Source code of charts
┄┄┄┄┄┄┄┄┄┄┄┄┄┄┄┄┄┄┄┄
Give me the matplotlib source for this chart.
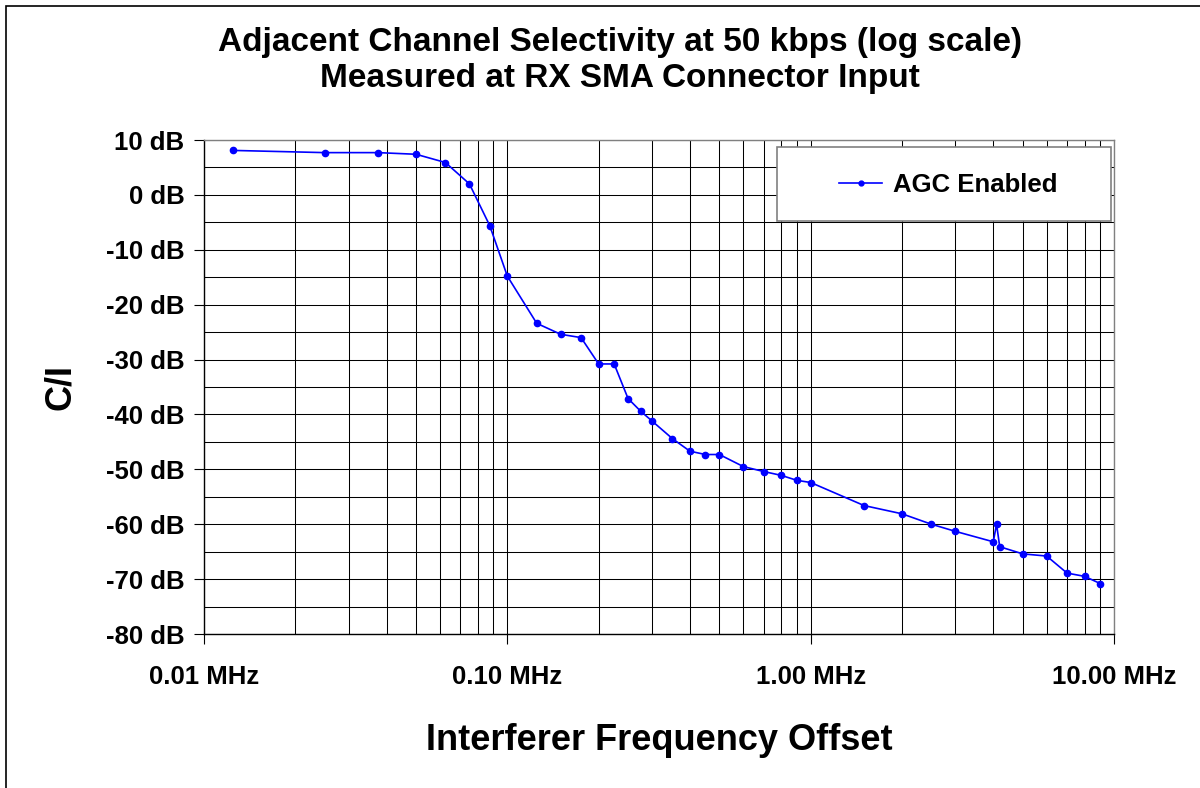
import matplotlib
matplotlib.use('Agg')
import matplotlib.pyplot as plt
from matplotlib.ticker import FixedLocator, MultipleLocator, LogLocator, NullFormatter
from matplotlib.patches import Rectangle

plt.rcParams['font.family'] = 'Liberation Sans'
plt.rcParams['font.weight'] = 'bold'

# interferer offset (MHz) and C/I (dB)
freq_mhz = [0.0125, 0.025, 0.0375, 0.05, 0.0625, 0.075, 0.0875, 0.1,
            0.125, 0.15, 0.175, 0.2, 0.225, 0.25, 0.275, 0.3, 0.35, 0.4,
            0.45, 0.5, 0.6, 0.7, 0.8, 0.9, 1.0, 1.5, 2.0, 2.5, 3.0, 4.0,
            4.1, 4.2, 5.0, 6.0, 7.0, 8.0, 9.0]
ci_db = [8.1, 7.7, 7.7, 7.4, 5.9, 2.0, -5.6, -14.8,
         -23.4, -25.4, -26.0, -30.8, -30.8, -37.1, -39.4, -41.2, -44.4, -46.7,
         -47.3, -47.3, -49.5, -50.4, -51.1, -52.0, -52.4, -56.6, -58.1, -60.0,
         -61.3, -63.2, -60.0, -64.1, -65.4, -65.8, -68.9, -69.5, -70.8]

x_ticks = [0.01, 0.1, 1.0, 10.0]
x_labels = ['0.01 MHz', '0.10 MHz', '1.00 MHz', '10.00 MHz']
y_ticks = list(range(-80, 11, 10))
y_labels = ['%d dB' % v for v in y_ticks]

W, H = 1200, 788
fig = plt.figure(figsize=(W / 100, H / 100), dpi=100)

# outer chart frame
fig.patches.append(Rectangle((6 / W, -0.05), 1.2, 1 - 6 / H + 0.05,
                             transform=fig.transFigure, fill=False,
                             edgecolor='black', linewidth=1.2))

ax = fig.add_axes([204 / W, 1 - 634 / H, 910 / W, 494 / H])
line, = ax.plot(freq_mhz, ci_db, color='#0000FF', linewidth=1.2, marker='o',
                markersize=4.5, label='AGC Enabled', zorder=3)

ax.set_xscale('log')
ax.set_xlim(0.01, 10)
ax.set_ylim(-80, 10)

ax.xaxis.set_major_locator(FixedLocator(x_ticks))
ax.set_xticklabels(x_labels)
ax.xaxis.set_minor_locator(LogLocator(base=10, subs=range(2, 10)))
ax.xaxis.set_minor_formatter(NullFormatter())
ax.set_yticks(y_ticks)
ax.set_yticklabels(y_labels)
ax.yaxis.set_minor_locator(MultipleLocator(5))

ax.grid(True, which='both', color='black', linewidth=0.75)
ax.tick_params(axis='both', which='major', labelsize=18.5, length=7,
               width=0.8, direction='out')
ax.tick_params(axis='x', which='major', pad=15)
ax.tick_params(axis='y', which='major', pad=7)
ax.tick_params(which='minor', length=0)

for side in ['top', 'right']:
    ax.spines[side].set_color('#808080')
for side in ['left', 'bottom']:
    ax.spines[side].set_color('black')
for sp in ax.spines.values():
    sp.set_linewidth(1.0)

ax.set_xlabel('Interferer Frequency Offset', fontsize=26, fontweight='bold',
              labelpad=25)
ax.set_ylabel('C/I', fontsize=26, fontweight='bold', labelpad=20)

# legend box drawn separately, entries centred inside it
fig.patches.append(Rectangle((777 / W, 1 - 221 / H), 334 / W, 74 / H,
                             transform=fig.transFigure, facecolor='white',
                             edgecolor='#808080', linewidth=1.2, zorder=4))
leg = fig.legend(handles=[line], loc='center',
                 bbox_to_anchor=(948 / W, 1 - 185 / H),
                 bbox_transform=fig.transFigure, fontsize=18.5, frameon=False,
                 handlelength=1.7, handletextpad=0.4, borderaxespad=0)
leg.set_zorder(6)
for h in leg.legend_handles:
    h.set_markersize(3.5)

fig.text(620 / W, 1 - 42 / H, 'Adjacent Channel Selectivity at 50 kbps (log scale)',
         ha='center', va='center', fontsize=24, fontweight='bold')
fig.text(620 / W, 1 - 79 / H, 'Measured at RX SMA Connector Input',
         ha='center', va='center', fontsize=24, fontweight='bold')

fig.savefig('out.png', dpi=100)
┄┄┄┄┄┄┄┄┄┄┄┄┄┄┄┄┄┄┄┄
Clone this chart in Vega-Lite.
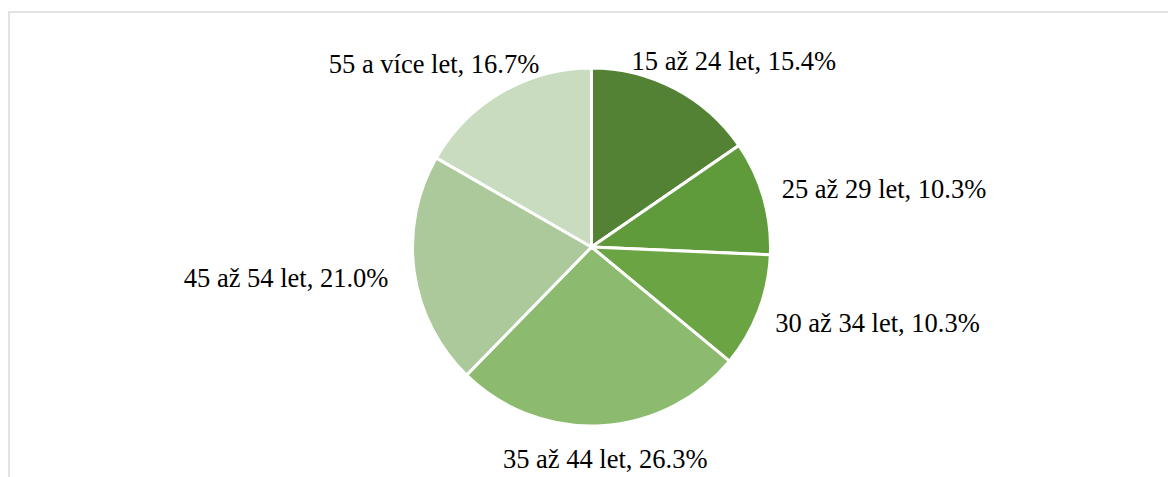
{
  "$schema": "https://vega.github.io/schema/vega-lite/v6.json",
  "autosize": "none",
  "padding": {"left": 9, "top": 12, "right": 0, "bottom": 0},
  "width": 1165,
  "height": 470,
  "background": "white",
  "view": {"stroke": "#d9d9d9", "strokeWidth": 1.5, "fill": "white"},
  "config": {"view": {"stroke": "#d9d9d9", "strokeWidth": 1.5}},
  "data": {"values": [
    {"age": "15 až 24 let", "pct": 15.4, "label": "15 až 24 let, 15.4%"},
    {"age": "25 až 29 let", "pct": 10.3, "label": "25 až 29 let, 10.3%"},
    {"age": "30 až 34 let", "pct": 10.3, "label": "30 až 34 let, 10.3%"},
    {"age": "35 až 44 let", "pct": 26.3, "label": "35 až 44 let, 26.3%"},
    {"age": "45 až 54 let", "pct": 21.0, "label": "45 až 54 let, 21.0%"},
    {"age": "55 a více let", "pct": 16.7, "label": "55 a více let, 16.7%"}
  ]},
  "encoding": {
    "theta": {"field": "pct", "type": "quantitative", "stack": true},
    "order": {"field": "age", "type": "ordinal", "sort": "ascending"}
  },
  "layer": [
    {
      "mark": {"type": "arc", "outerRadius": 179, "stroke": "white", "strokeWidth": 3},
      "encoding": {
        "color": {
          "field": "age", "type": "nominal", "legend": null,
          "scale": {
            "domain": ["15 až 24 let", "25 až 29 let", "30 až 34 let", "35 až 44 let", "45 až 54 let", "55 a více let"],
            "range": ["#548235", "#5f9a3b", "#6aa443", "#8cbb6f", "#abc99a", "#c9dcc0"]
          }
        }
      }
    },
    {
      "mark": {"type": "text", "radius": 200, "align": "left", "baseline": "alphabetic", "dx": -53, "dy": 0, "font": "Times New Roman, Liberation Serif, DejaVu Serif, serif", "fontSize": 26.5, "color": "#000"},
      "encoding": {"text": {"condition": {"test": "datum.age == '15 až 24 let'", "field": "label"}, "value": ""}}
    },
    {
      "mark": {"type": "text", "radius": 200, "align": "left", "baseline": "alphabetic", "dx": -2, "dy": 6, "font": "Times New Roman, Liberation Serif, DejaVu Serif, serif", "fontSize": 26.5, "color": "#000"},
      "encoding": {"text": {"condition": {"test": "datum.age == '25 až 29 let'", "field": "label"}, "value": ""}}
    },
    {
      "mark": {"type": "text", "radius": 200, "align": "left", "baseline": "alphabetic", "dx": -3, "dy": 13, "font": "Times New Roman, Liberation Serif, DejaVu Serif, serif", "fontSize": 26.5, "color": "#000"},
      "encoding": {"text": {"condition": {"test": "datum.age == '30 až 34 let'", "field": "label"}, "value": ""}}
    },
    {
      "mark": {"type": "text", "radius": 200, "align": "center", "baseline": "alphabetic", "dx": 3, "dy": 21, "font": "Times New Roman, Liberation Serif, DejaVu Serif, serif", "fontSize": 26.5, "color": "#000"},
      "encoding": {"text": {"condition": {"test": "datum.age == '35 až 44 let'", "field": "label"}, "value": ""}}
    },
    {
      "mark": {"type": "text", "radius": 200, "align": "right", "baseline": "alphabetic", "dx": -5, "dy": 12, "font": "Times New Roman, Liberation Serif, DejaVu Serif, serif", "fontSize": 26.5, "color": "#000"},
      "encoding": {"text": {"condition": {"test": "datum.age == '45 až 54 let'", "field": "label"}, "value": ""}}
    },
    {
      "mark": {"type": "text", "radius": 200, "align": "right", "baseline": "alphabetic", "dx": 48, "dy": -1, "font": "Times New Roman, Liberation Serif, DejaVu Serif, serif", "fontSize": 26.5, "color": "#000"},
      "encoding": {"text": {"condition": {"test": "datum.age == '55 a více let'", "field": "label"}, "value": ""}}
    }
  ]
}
┄┄┄┄┄┄┄┄┄┄┄┄┄┄┄┄┄┄┄┄
Problem statement:
Could you quote, word for word, only the lines from the one containing "Give me the matplotlib source for this chart." through the one containing "plt.rcParams['font.weight'] = 'bold'", both included, and leave out any pictures?

Solution to this task:
Give me the matplotlib source for this chart.
import matplotlib
matplotlib.use('Agg')
import matplotlib.pyplot as plt
from matplotlib.ticker import FixedLocator, MultipleLocator, LogLocator, NullFormatter
from matplotlib.patches import Rectangle

plt.rcParams['font.family'] = 'Liberation Sans'
plt.rcParams['font.weight'] = 'bold'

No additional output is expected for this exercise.